3rd Party Remote Call Monitoring Feature

February 07, 2017

Automation Cannot Replace Human Quality Monitoring

By Tracey E. Schelmetic, TMCnet Contributor

There are a lot of apocalyptic-level changes to worry about in 2017. While some focus on climate change, others are wondering what the increasing levels of automation will do to global workforces. Turns out, the latter isn’t something to view as science fiction. A report last year from Oxford University predicted that about 50 percent of jobs globally are at risk of automation, and this number rises to 85 percent in developing countries with economies that are manufacturing-based. In a recent article for Huffington Post (News - Alert), Dan Rogers, cofounder of Peakon, imagines what automation could do to work in general in the future.


“The future will be a repeal of the ‘you are only valuable to society if you work’ Protestant work ethic, and an embrace of the fact that pretty soon computers, algorithms, and robots may be able to do much of our work for us,” he wrote. “Some countries are already testing Universal Basic Income as a way of mitigating the effects of technological unemployment.”
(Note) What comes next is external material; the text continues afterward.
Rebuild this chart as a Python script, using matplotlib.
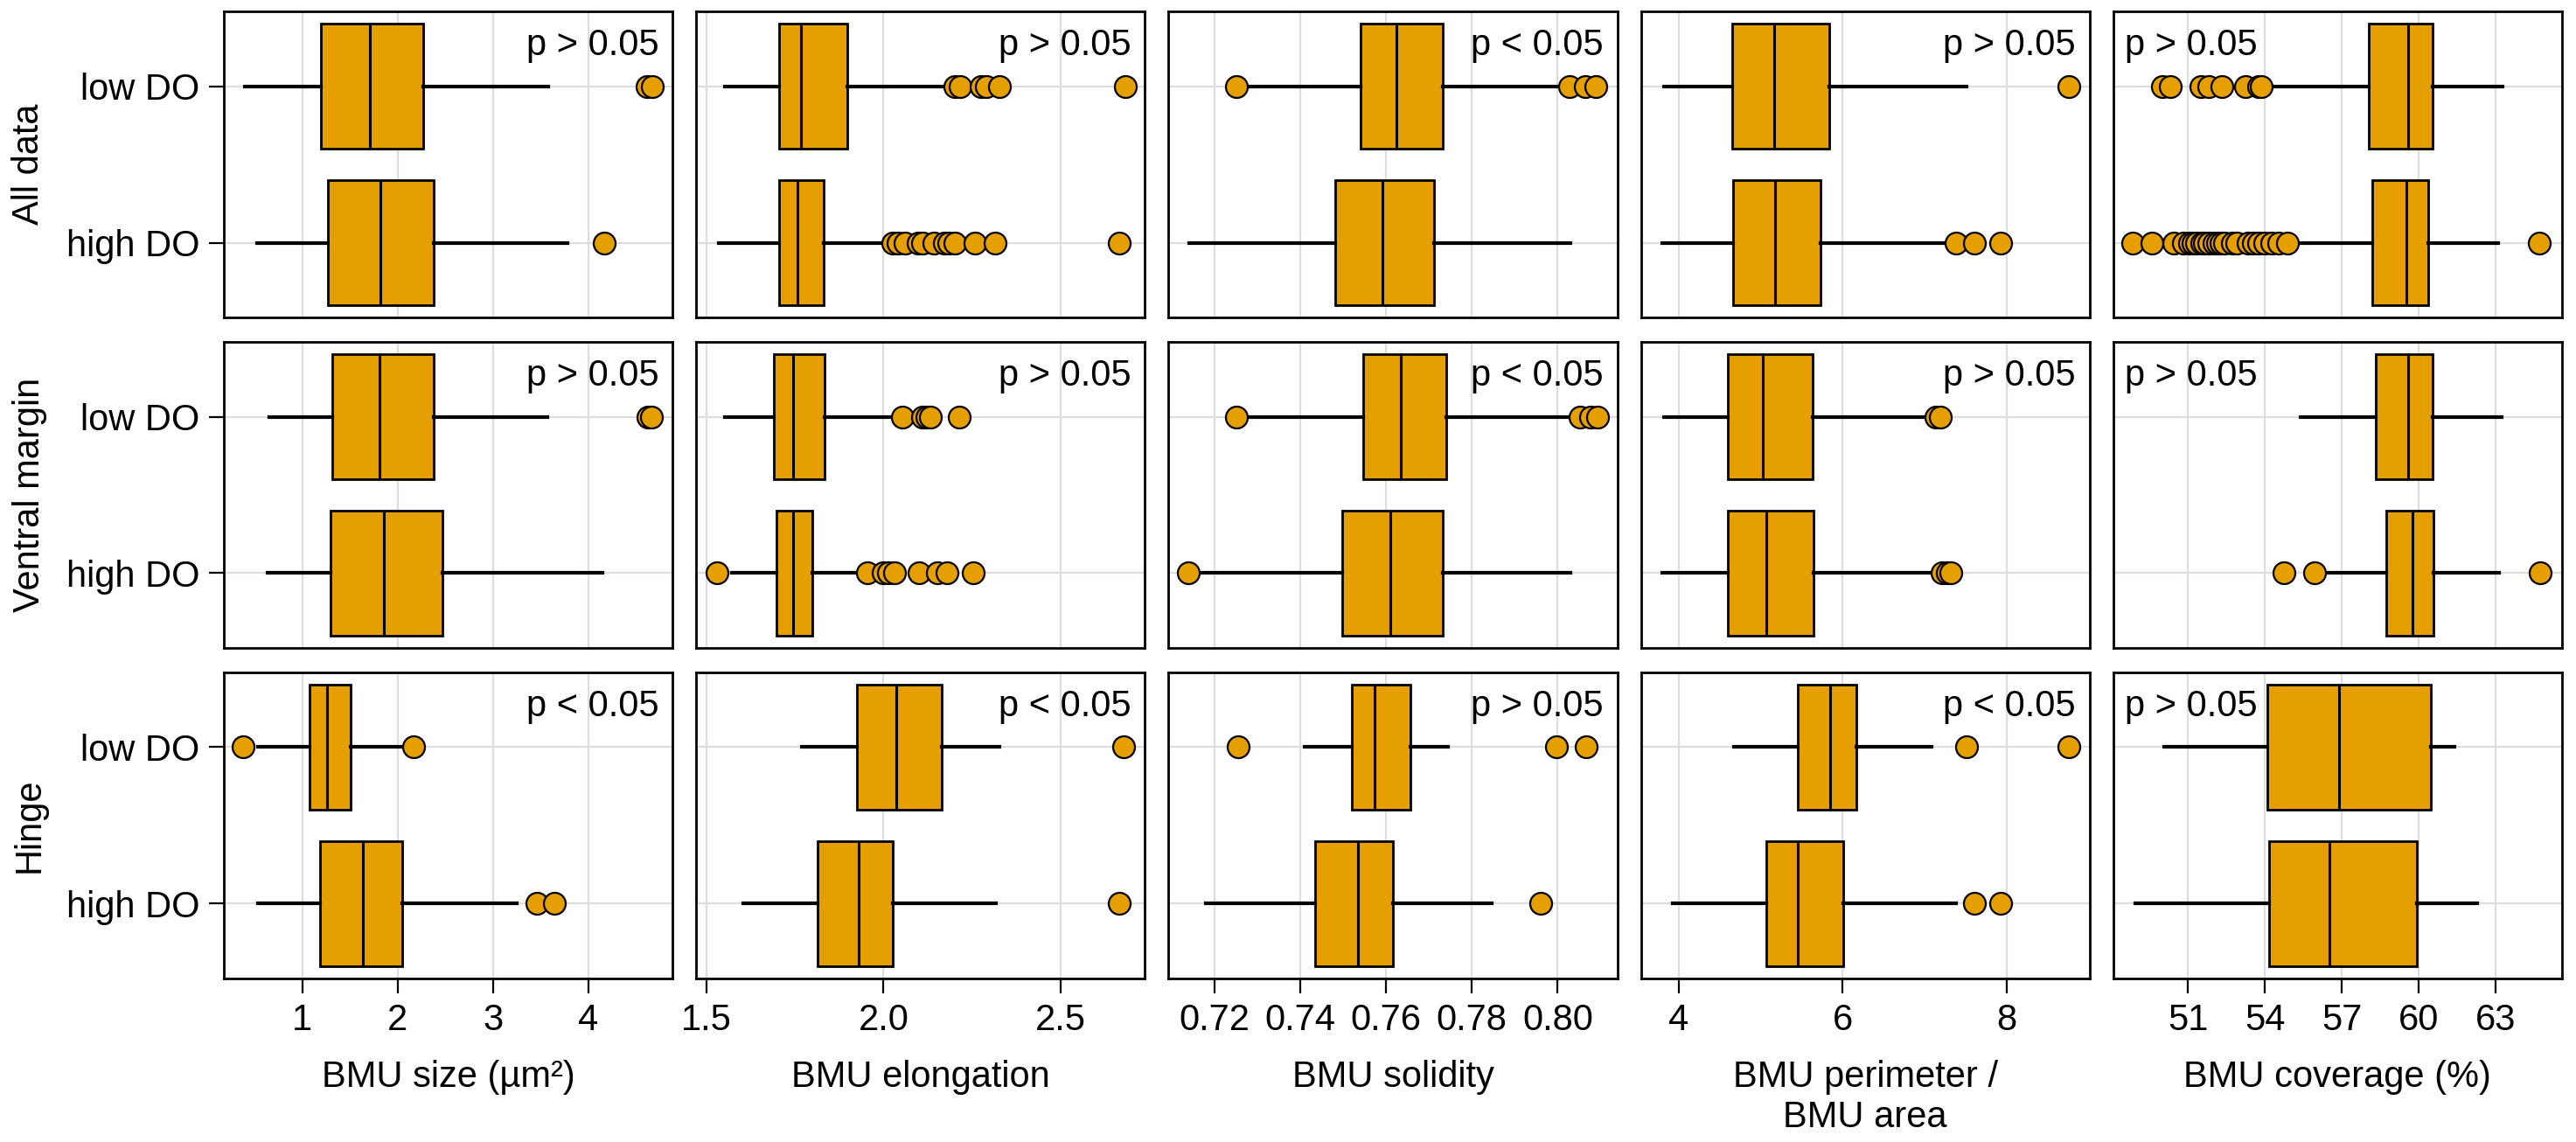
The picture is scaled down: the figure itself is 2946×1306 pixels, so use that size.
import matplotlib
matplotlib.use("Agg")
import matplotlib.pyplot as plt

plt.rcParams['font.family'] = ['Liberation Sans', 'DejaVu Sans']

rows = ["All data", "Ventral margin", "Hinge"]
groups = ["low DO", "high DO"]
xlabels = ["BMU size (µm²)", "BMU elongation", "BMU solidity",
           "BMU perimeter /\nBMU area", "BMU coverage (%)"]

# five-number summaries [whislo, q1, med, q3, whishi]
# order: All low, All high, Ventral low, Ventral high, Hinge low, Hinge high
size_box = [[0.40, 1.195, 1.71, 2.27, 3.58], [0.53, 1.27, 1.82, 2.38, 3.78],
            [0.66, 1.32, 1.81, 2.38, 3.57], [0.64, 1.30, 1.86, 2.47, 4.15],
            [0.54, 1.08, 1.26, 1.51, 2.13], [0.54, 1.19, 1.64, 2.05, 3.25]]
size_out = [[4.61, 4.67], [4.16], [4.62, 4.66], [], [0.38, 2.17], [3.46, 3.64]]

elong_box = [[1.552, 1.706, 1.767, 1.899, 2.175], [1.535, 1.706, 1.758, 1.832, 2.019],
             [1.552, 1.691, 1.746, 1.835, 2.023], [1.573, 1.698, 1.746, 1.80, 1.946],
             [1.769, 1.926, 2.036, 2.164, 2.328], [1.604, 1.814, 1.930, 2.027, 2.318]]
elong_out = [[2.20, 2.217, 2.274, 2.29, 2.328, 2.681],
             [2.027, 2.04, 2.06, 2.097, 2.11, 2.142, 2.171, 2.183, 2.2, 2.258, 2.315, 2.665],
             [2.053, 2.11, 2.122, 2.131, 2.214],
             [1.530, 1.954, 1.998, 2.015, 2.032, 2.101, 2.153, 2.179, 2.254],
             [2.678], [2.664]]

solid_box = [[0.7269, 0.7541, 0.7624, 0.7732, 0.8007], [0.7142, 0.7481, 0.7591, 0.7711, 0.8029],
             [0.7269, 0.7546, 0.7634, 0.7741, 0.8036], [0.7162, 0.7498, 0.7609, 0.7732, 0.8030],
             [0.7410, 0.7520, 0.7574, 0.7656, 0.7745], [0.7179, 0.7434, 0.7534, 0.7616, 0.7847]]
solid_out = [[0.7252, 0.8028, 0.8064, 0.8089], [], [0.7252, 0.8053, 0.8076, 0.8093],
             [0.714], [0.7255, 0.7997, 0.8066], [0.7961]]

perim_box = [[3.82, 4.65, 5.16, 5.84, 7.51], [3.80, 4.66, 5.18, 5.73, 7.33],
             [3.82, 4.60, 5.03, 5.63, 7.10], [3.80, 4.60, 5.07, 5.64, 7.18],
             [4.67, 5.45, 5.85, 6.17, 7.08], [3.93, 5.07, 5.45, 6.01, 7.38]]
perim_out = [[8.76], [7.38, 7.60, 7.92], [7.14, 7.19], [7.21, 7.27, 7.32],
             [7.51, 8.76], [7.60, 7.92]]

cover_box = [[54.30, 58.05, 59.57, 60.55, 63.26], [55.18, 58.2, 59.5, 60.36, 63.1],
             [55.40, 58.31, 59.58, 60.53, 63.25], [56.29, 58.72, 59.74, 60.56, 63.13],
             [50.05, 54.10, 56.89, 60.46, 61.41], [48.93, 54.15, 56.53, 59.91, 62.27]]
cover_out = [[49.99, 50.31, 51.51, 51.80, 52.32, 53.23, 53.75, 53.86],
             [48.85, 49.60, 50.45, 50.83, 51.05, 51.2, 51.34, 51.52, 51.65, 51.80, 52.0,
              52.14, 52.3, 52.43, 52.72, 52.9, 53.35, 53.55, 53.75, 53.98, 54.26, 54.55,
              54.89, 64.7],
             [], [54.74, 55.93, 64.75], [], []]

pvals = [["p > 0.05", "p > 0.05", "p < 0.05"],
         ["p > 0.05", "p > 0.05", "p < 0.05"],
         ["p < 0.05", "p < 0.05", "p > 0.05"],
         ["p > 0.05", "p > 0.05", "p < 0.05"],
         ["p > 0.05", "p > 0.05", "p > 0.05"]]

boxes = [size_box, elong_box, solid_box, perim_box, cover_box]
outs = [size_out, elong_out, solid_out, perim_out, cover_out]
xlims = [(0.18, 4.88), (1.472, 2.737), (0.7093, 0.8139), (3.54, 9.01), (48.08, 65.59)]
xticks = [[1, 2, 3, 4], [1.5, 2.0, 2.5], [0.72, 0.74, 0.76, 0.78, 0.80], [4, 6, 8],
          [51, 54, 57, 60, 63]]
xtick_fmt = ["{:g}", "{:.1f}", "{:.2f}", "{:g}", "{:g}"]

orange = "#E69F00"
fs = 15

fig, axes = plt.subplots(3, 5, figsize=(14.73, 6.53), dpi=200, sharey=True)
fig.subplots_adjust(left=256 / 2946, right=2930 / 2946, top=1 - 13 / 1306,
                    bottom=1 - 1119 / 1306, wspace=0.0526, hspace=0.0785)

for c in range(5):
    for r in range(3):
        ax = axes[r, c]
        stats = []
        for g in range(2):
            b = boxes[c][2 * r + g]
            stats.append(dict(whislo=b[0], q1=b[1], med=b[2], q3=b[3], whishi=b[4],
                              fliers=outs[c][2 * r + g]))
        ax.set_axisbelow(True)
        ax.grid(True, color="#dddddd", linewidth=0.8)
        ax.bxp(stats, positions=[0, 1], widths=0.8, orientation='horizontal',
               patch_artist=True, showcaps=False, manage_ticks=False,
               boxprops=dict(facecolor=orange, edgecolor="black", linewidth=1.0),
               medianprops=dict(color="black", linewidth=1.1),
               whiskerprops=dict(color="black", linewidth=1.5),
               flierprops=dict(marker="o", markerfacecolor=orange, markeredgecolor="black",
                               markersize=9, markeredgewidth=0.8))
        ax.set_xlim(*xlims[c])
        ax.set_ylim(1.48, -0.48)
        ax.set_yticks([0, 1])
        ax.set_xticks(xticks[c])
        ax.set_xticklabels([xtick_fmt[c].format(t) for t in xticks[c]])
        for s in ax.spines.values():
            s.set_linewidth(1.0)
        ax.tick_params(axis="both", labelsize=fs, length=6, width=0.8, pad=4)
        if r < 2:
            ax.tick_params(axis="x", bottom=False, labelbottom=False)
        else:
            ax.set_xlabel(xlabels[c], fontsize=fs, labelpad=9)
        if c > 0:
            ax.tick_params(axis="y", left=False, labelleft=False)
        else:
            ax.set_yticklabels(groups)
            ax.set_ylabel(rows[r], fontsize=fs, labelpad=8)
        if c == 4:
            ax.text(0.026, 0.945, pvals[c][r], transform=ax.transAxes, ha="left", va="top",
                    fontsize=fs)
        else:
            ax.text(0.969, 0.945, pvals[c][r], transform=ax.transAxes, ha="right", va="top",
                    fontsize=fs)

fig.savefig("out.png", dpi=200)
While we’re certainly not in a position to let machines do all our work yet, automation led by artificial intelligence (AI) is also taking the world of customer support by storm. Chat bots, or automated chat “assistants,” can handle routine inquiries. Smarter IVRs route calls, mobile apps can be designed to offer self-service, and easy-to-search knowledge bases mean that customers are resorting to human intervention only for complex and unusual requests.

The good news for contact center workers is that customers have no shortage of complex and unusual requests. Then there’s the matter of maintaining quality for automated processes: can an artificial intelligence truly monitor the quality of a transaction (with an eye toward a positive customer experience) that will please a human being? AI won’t “get” irritation, annoyance, anger, satisfaction, amusement or happiness…not for a long time, anyway. So while it’s important to monitor for quality by recording calls and screen capturing digital interactions, taking the human element out of quality monitoring is a very bad idea.

If you are automating a lot of functions in the contact center, it’s more important than ever to have humans monitor transactions for quality. Services provided by third-party remote call monitoring companies, for example, can ensure that those automated transactions are actually helping customers and not driving them away. As of 2017, machines still can’t tell whether a customer is “happy” or “dissatisfied” the way a human being can.